# WRITTEN PROBLEM:
Repeat the lines exactly from the line that contains "Write the matplotlib code for this chart." through the line that contains "from matplotlib.lines import Line2D"; leave images out and add nothing.

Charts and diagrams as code

==================================================

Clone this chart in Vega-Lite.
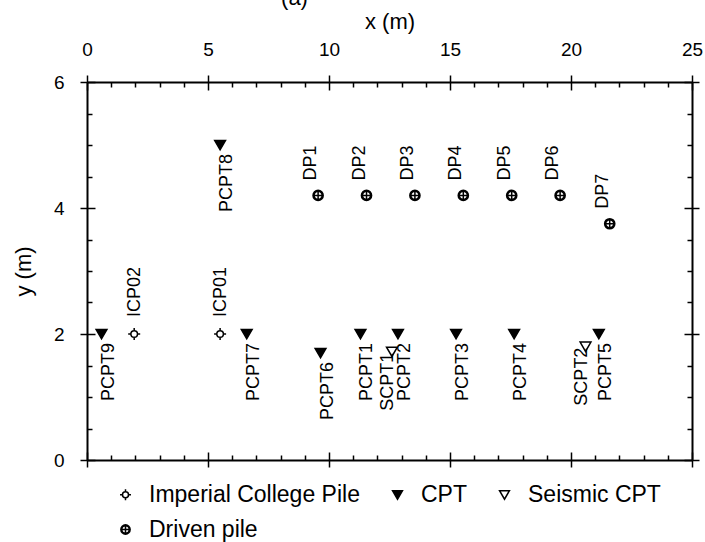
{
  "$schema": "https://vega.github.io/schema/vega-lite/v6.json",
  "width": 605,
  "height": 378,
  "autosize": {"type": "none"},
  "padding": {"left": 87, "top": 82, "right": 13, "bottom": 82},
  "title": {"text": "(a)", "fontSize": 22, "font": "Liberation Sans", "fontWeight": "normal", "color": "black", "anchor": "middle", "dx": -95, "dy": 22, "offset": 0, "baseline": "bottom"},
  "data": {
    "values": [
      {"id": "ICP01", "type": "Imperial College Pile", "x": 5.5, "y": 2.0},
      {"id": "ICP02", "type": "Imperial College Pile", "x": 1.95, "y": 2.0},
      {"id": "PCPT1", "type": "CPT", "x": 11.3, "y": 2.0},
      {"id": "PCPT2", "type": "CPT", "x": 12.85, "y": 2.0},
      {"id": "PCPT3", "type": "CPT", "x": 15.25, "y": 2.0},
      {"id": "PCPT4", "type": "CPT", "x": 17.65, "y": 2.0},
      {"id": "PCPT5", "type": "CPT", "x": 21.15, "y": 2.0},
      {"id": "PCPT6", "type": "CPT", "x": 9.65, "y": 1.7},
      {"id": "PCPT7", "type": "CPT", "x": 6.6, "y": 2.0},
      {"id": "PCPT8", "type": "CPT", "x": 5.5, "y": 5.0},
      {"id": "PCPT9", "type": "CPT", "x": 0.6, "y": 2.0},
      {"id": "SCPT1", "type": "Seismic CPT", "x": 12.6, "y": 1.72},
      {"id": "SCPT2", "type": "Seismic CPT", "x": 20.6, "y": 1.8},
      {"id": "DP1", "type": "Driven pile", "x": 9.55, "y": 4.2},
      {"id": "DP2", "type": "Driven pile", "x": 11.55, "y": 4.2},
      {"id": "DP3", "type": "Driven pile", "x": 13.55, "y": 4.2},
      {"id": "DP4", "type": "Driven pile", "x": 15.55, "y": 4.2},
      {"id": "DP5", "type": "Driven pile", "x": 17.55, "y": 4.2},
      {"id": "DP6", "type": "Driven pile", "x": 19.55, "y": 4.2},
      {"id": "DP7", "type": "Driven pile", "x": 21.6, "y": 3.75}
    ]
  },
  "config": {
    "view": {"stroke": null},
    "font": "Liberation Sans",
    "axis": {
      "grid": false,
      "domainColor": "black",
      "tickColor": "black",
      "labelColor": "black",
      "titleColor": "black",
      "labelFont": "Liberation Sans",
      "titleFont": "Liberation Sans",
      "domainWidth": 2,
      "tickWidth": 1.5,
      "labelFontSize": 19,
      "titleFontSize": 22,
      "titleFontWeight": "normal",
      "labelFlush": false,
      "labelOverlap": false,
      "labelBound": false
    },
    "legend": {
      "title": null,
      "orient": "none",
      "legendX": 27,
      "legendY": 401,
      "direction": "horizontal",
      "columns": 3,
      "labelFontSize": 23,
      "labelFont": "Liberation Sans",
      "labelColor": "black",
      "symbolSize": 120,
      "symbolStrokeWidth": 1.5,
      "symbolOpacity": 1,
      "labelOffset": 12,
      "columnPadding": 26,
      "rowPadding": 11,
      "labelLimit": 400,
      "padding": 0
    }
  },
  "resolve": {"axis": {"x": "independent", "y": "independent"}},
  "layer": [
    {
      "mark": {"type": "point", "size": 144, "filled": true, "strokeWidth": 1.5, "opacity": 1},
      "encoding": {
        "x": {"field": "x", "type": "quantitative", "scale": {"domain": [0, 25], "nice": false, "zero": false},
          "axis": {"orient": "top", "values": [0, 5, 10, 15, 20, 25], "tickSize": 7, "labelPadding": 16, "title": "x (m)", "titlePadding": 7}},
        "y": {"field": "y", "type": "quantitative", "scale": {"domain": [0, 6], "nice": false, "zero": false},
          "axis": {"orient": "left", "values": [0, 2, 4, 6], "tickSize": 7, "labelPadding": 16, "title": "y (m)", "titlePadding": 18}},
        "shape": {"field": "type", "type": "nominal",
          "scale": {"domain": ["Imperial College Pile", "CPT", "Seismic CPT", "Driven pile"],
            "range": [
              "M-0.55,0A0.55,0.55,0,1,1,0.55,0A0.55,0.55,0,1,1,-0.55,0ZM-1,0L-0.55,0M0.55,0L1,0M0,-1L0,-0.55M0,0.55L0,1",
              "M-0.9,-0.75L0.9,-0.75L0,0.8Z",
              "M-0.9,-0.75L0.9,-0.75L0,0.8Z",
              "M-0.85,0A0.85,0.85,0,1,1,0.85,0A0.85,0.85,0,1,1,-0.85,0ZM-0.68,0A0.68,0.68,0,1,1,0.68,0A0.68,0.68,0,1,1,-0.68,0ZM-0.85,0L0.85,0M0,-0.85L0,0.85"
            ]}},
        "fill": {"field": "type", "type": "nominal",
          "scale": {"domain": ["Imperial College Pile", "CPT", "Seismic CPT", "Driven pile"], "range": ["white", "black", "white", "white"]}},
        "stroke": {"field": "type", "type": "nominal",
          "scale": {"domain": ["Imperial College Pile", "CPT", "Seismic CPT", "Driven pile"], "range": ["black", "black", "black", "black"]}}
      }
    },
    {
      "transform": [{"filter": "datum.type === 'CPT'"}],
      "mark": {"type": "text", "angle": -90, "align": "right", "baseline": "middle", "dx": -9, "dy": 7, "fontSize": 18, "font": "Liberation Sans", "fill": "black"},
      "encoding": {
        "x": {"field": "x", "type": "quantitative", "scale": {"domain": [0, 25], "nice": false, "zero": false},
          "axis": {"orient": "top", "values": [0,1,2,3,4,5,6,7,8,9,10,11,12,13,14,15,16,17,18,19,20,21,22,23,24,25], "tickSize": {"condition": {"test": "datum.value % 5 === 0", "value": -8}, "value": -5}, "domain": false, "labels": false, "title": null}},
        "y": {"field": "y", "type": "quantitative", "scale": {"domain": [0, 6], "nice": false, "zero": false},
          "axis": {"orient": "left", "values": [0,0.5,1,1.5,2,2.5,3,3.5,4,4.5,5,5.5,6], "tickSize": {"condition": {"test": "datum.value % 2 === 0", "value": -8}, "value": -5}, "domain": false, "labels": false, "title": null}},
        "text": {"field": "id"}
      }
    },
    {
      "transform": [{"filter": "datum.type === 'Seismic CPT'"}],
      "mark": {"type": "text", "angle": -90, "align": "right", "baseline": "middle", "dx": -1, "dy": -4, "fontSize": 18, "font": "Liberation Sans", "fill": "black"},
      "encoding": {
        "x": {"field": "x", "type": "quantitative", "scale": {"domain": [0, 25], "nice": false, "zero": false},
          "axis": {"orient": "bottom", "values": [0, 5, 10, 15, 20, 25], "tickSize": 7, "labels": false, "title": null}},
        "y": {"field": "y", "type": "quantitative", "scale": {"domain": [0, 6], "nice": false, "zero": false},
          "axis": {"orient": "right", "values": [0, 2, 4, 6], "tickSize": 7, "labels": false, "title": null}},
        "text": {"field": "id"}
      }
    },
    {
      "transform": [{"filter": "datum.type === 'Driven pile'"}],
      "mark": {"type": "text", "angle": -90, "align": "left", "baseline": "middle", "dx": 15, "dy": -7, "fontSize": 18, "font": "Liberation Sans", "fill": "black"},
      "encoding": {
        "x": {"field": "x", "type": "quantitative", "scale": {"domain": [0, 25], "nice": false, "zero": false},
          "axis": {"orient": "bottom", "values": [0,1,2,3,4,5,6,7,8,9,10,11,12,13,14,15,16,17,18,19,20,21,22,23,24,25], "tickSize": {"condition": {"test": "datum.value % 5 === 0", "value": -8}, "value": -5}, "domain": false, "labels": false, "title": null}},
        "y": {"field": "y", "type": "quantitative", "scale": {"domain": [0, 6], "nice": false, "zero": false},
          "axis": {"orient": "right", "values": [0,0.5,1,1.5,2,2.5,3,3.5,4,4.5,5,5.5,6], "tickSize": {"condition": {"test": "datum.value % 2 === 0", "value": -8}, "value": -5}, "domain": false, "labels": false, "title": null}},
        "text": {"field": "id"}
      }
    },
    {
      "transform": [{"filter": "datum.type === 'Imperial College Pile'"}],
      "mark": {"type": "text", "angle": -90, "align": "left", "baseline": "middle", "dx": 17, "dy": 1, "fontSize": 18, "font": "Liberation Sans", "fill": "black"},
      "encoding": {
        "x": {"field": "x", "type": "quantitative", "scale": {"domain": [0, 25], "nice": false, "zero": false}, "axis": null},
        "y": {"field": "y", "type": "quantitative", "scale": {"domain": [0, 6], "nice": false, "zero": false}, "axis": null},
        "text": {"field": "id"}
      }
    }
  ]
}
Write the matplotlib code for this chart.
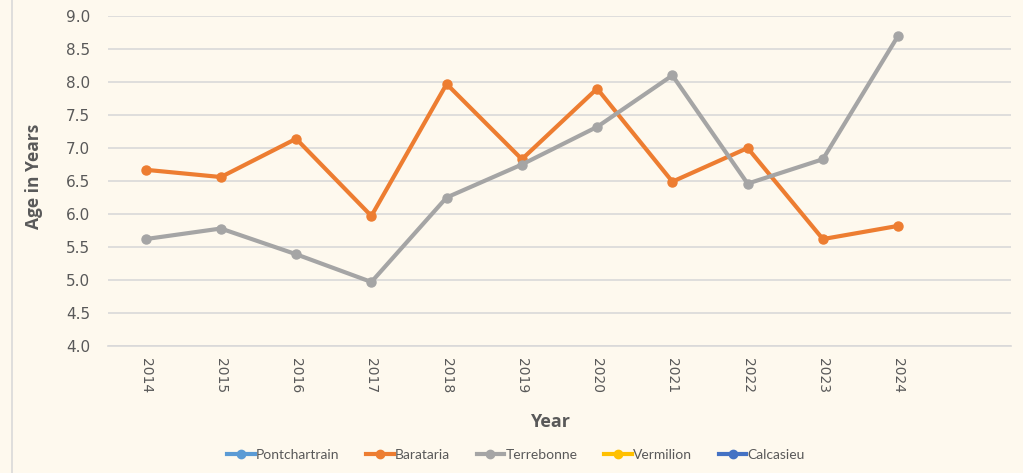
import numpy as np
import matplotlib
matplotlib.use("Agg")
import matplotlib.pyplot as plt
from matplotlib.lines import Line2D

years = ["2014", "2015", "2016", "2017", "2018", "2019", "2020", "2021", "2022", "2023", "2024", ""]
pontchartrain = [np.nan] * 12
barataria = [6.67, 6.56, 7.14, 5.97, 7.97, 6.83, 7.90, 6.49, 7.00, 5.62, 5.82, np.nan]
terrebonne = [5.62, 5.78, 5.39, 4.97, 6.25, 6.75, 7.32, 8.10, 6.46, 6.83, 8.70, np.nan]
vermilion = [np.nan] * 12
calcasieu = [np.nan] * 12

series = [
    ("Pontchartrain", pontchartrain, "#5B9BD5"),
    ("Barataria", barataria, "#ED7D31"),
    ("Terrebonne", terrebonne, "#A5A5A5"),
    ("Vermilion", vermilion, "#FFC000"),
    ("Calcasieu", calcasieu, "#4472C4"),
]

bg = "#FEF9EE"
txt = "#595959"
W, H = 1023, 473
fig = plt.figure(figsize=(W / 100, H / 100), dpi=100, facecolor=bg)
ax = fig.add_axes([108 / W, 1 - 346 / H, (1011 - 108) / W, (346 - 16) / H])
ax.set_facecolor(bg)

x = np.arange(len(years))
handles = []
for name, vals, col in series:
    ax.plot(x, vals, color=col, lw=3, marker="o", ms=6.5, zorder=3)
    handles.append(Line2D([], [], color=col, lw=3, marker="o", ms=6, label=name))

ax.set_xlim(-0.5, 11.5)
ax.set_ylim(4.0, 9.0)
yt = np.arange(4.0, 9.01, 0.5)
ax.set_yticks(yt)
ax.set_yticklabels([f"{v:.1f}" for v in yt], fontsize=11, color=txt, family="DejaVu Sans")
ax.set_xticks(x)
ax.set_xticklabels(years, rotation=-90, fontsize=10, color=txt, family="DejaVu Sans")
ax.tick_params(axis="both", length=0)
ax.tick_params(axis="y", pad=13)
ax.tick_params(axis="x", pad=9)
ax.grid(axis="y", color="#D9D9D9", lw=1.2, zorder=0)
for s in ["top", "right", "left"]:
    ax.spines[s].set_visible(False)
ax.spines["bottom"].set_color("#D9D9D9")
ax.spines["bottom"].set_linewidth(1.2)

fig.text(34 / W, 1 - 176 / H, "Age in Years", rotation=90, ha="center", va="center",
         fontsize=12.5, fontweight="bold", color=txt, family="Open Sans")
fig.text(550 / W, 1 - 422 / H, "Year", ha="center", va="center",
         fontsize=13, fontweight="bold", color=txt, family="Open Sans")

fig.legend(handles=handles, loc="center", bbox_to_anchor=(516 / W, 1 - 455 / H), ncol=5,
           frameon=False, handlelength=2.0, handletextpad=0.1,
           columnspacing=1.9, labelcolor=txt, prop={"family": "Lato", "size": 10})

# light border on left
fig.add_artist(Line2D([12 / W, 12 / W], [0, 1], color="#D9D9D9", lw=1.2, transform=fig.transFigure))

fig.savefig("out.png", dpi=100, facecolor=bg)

==================================================

# TASK RESPONSE:
Write the matplotlib code for this chart.
import numpy as np
import matplotlib
matplotlib.use("Agg")
import matplotlib.pyplot as plt
from matplotlib.lines import Line2D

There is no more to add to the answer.